Portman is also a member of the budget conference committee, which is working to come up with a solution by Dec. 13 to avoid another crisis, and he has continued to push his fellow conferees to adopt his shutdown legislation.
But the expectations for the conference committee are low, putting Congress on a path to yet another fiscal deadline on Jan. 15, at which point the government will again shut down unless the increasingly intractable body is able to come to some sort of agreement.
The constant leaping from fiscal crisis to fiscal crisis is what inspired Lankford and Portman to draw up their legislation. A Tester spokesman echoed those sentiments in a statement: "Senator Tester would prefer Congress work together like it did before obstruction and partisanship became fixtures in recent years.
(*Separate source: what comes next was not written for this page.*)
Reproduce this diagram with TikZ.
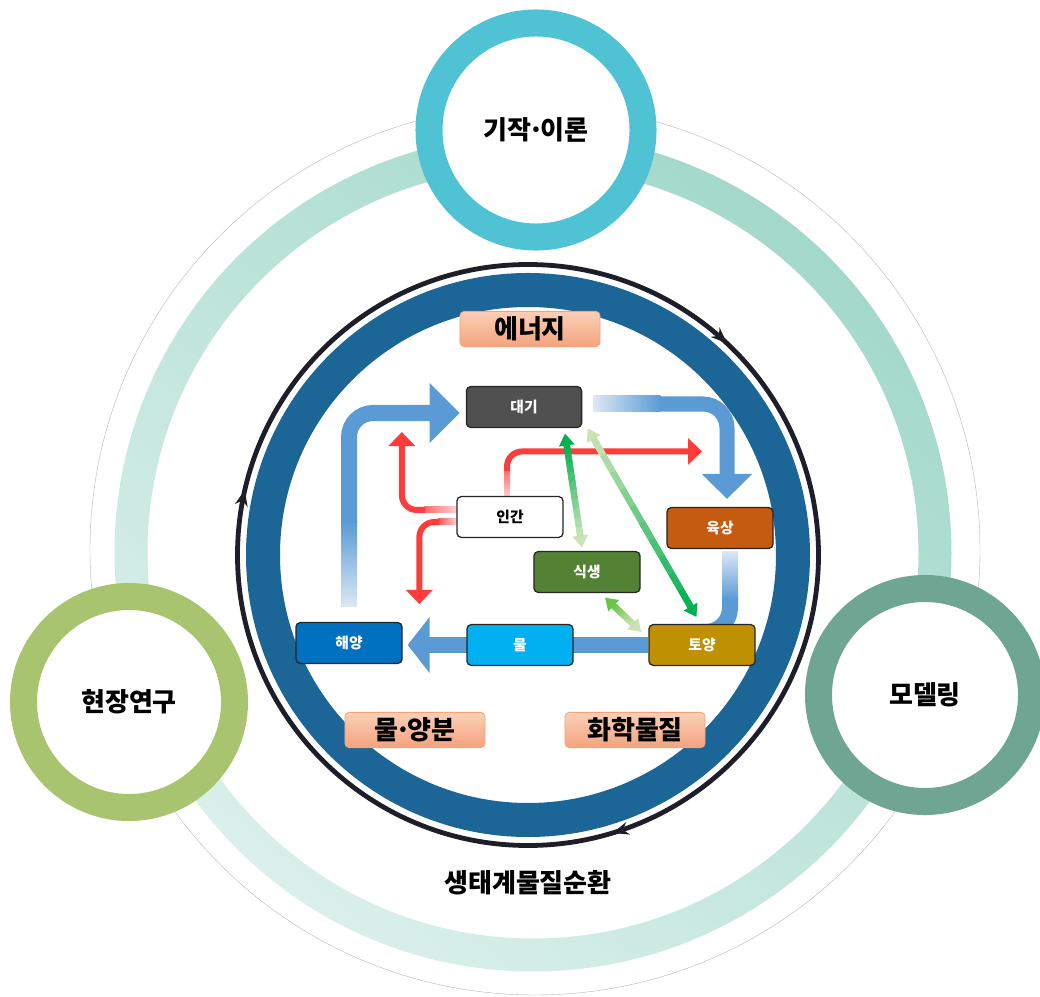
\documentclass[tikz,border=0pt]{standalone}
\usepackage{fontspec}
\setmainfont{Noto Sans CJK KR}
\usetikzlibrary{arrows.meta,calc,decorations.markings,backgrounds}

\definecolor{ringlight}{HTML}{DAF0EA}
\definecolor{ringdark}{HTML}{A3D9CA}
\definecolor{theorycol}{HTML}{4FC3D3}
\definecolor{fieldcol}{HTML}{A8C46E}
\definecolor{modelcol}{HTML}{6FA593}
\definecolor{cyclecol}{HTML}{1C6697}
\definecolor{flowcol}{HTML}{5B9BD5}
\definecolor{flowpale}{HTML}{DCE8F5}
\definecolor{humancol}{HTML}{FF3B3B}
\definecolor{humanpale}{HTML}{FFD0D0}
\definecolor{gdark}{HTML}{00B050}
\definecolor{gmid}{HTML}{6CC24A}
\definecolor{gpale}{HTML}{C9E3B6}
\definecolor{tagtop}{HTML}{FAD0B6}
\definecolor{tagbot}{HTML}{F4A37E}
\definecolor{daegicol}{HTML}{505050}
\definecolor{yuksangcol}{HTML}{C55A11}
\definecolor{siksaengcol}{HTML}{548235}
\definecolor{haeyangcol}{HTML}{0070C0}
\definecolor{mulcol}{HTML}{00B0F0}
\definecolor{toyangcol}{HTML}{BF9000}
\definecolor{ringline}{HTML}{1E1E28}

% narrow middle dot
\newcommand{\mdot}{\kern-0.14em·\kern-0.14em}

% double green arrow from #1 (colour #3) to #2 (colour #4)
\newcommand{\greenlink}[4]{%
  \draw[gline,#3,-{Triangle[width=0.375cm,length=0.3cm]}] ($(#1)!0.5!(#2)$) -- (#1);
  \draw[gline,#4,-{Triangle[width=0.375cm,length=0.3cm]}] ($(#1)!0.5!(#2)$) -- (#2);
  \coordinate (ga) at ($(#1)!0.28cm!(#2)$);
  \coordinate (gb) at ($(#2)!0.28cm!(#1)$);
  \foreach \i in {0,...,9}{
    \pgfmathtruncatemacro{\p}{\i*10+5}
    \draw[gline,#4!\p!#3] ($(ga)!{\i/10}!(gb)$) -- ($(ga)!{(\i+1)/10}!(gb)$);
  }}

\begin{document}
\begin{tikzpicture}[x=0.025cm,y=0.025cm,
  circlab/.style={circle,draw,line width=0.675cm,fill=white,font=\fontsize{18.5}{22}\selectfont\bfseries},
  box/.style={draw=black!85,line width=0.9pt,rounded corners=3pt,minimum width=2.65cm,minimum height=1.02cm,text=white,font=\fontsize{10.5}{12}\selectfont\bfseries},
  tagbox/.style={draw=tagbot,line width=0.6pt,rounded corners=3pt,top color=tagtop,bottom color=tagbot,minimum width=3.5cm,minimum height=0.88cm,font=\fontsize{18.5}{22}\selectfont\bfseries},
  flowarrow/.style={flowcol,line width=0.4cm,rounded corners=0.6cm},
  humanarrow/.style={humancol,line width=0.15cm,rounded corners=0.375cm,-{Triangle[width=0.65cm,length=0.35cm]}},
  gline/.style={line width=0.16cm}]
\useasboundingbox (0,0) rectangle (1040,-997);

% outer ring
\shade[even odd rule,top color=ringdark,bottom color=ringlight,shading angle=-40] (533,-553) circle (418.5) (533,-553) circle (385.5);
\draw[gray!55,line width=0.3pt] (535,-550) circle (445);

% research circles
\node[circlab,draw=theorycol,minimum size=5.35cm] (theory) at (536,-130) {기작\mdot 이론};
\node[circlab,draw=fieldcol,minimum size=5.275cm] (field) at (129,-702) {현장연구};
\node[circlab,draw=modelcol,minimum size=5.325cm] (model) at (925,-695) {모델링};

% cycle ring
\draw[cyclecol,line width=0.85cm] (528,-555) circle (265);
\draw[ringline,line width=0.12cm,decoration={markings,
    mark=at position 0.13 with {\arrowreversed{Stealth[length=0.4cm,width=0.32cm]}},
    mark=at position 0.464 with {\arrowreversed{Stealth[length=0.4cm,width=0.32cm]}},
    mark=at position 0.797 with {\arrowreversed{Stealth[length=0.4cm,width=0.32cm]}}},
  postaction=decorate] (528,-555) circle (290.5);
\node[font=\fontsize{18.5}{22}\selectfont\bfseries] (cycle) at (528,-883) {생태계물질순환};

% tags
\node[tagbox] (energy) at (530,-329) {에너지};
\node[tagbox] (nutrient) at (415,-730) {물\mdot 양분};
\node[tagbox] (chemical) at (635,-730) {화학물질};

% compartments
\node[box,fill=daegicol,minimum width=2.88cm] (daegi) at (524,-407) {대기};
\node[box,fill=white,text=black] (ingan) at (510,-517) {인간};
\node[box,fill=yuksangcol] (yuksang) at (720,-528) {육상};
\node[box,fill=siksaengcol] (siksaeng) at (587,-572) {식생};
\node[box,fill=haeyangcol] (haeyang) at (349,-643) {해양};
\node[box,fill=mulcol] (mul) at (520,-645) {물};
\node[box,fill=toyangcol] (toyang) at (702,-645) {토양};

\begin{scope}[on background layer]
% water
\shade[top color=flowcol,bottom color=flowpale] ($(haeyang.north)+(-8,15)$) rectangle ($(haeyang.north)+(8,100)$);
\draw[flowarrow,-{Triangle[width=1.45cm,length=0.75cm]}] ($(haeyang.north)+(0,99)$) |- ($(daegi.west)+(-6,-6)$);
\shade[left color=flowpale,right color=flowcol] ($(daegi.east)+(11,11)$) rectangle ($(daegi.east)+(78,-5)$);
\draw[flowarrow,line width=0.375cm,-{Triangle[width=1.225cm,length=0.625cm]}] ($(daegi.east)+(77,3)$) -| ($(yuksang.north)+(7,8)$);
\shade[top color=flowpale,bottom color=flowcol] ($(yuksang.south)+(2,-2)$) rectangle ($(yuksang.south)+(18,-50)$);
\draw[flowarrow] ($(yuksang.south)+(10,-49)$) |- ($(toyang.north)+(0,-8)$);
\draw[flowarrow,line width=0.375cm,-{Triangle[width=1.375cm,length=0.55cm]}] (toyang.west) -- ($(haeyang.east)+(5,-2)$);

% human
\shade[left color=humancol!75,right color=humanpale] ($(ingan.west)+(-32,10)$) rectangle ($(ingan.west)+(0,4)$);
\draw[humanarrow] ($(ingan.west)+(-31,7)$) -| ($(ingan.west)+(-54.5,85)$);
\shade[left color=humancol!85,right color=humanpale] ($(ingan.west)+(-18,-2)$) rectangle ($(ingan.west)+(0,-8)$);
\draw[humanarrow] ($(ingan.west)+(-17,-5)$) -| ($(ingan.west)+(-37,-87)$);
\shade[top color=humancol!75,bottom color=humanpale] ($(ingan.north)+(-6,0)$) rectangle ($(ingan.north)+(0,26)$);
\draw[humanarrow] ($(ingan.north)+(-3,25)$) |- ($(ingan.north)+(192,44.5)$);

% plants
\coordinate (da1) at ($(daegi.south)+(41,-5.5)$);
\coordinate (sik1) at ($(siksaeng.north)+(-5,3.5)$);
\coordinate (da2) at ($(daegi.south east)+(5.5,-0.5)$);
\coordinate (to1) at ($(toyang.north)+(-5.5,7)$);
\coordinate (sik2) at ($(siksaeng.south)+(18,-4.5)$);
\coordinate (to2) at ($(toyang.north west)+(-7,-8)$);
\greenlink{da1}{sik1}{gdark}{gpale}
\greenlink{da2}{to1}{gpale}{gdark}
\greenlink{sik2}{to2}{gmid}{gpale}
\end{scope}
\end{tikzpicture}
\end{document}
Given the current climate that keeps even small bills from passing the Senate, this bill ensures that the federal government continues to function," spokesman Les Braswell said.
But despite the public backlash during the last shutdown, and the loud voices on both sides of the aisle calling for an end to shutdowns, the Portman and Lankford bills appear to be headed nowhere fast.
Both bills are stuck in their respective Appropriations committees — and they're likely to stay there. House Appropriations Committee spokeswoman Jennifer Hing told Government Executive in October that the committee would not support the Lankford or Portman bills. The legislation would, after all, severely undercut the committee's efforts.
Rep. Jack Kingston, R-Ga., who sits on the Appropriations Committee, hasn't taken a position on the Lankford bill, but he says that he is concerned about the effect it would have on his committee's work.
"I am a fan of regular order and Congress doing its work in a timely manner," Kingston said. "The problem with ruling by continuing resolutions is that you give up the opportunity to advance reforms and make government more accountable."
And although Tester has signed onto Portman's bill, a number of Democrats in both chambers say they would oppose the legislation as well. In the era of gridlock, Democrats need the threat of a shutdown as much as Republicans do.
A 1-percent cut in spending every 90 days is hardly enough incentive to bring both sides to the table — just look at sequestration. Those cuts, which are much deeper, were designed to force Congress to reach a deal. That plan failed, and sequestration is set to enter its second year of spending cuts in January unless Congress acts in the next few weeks.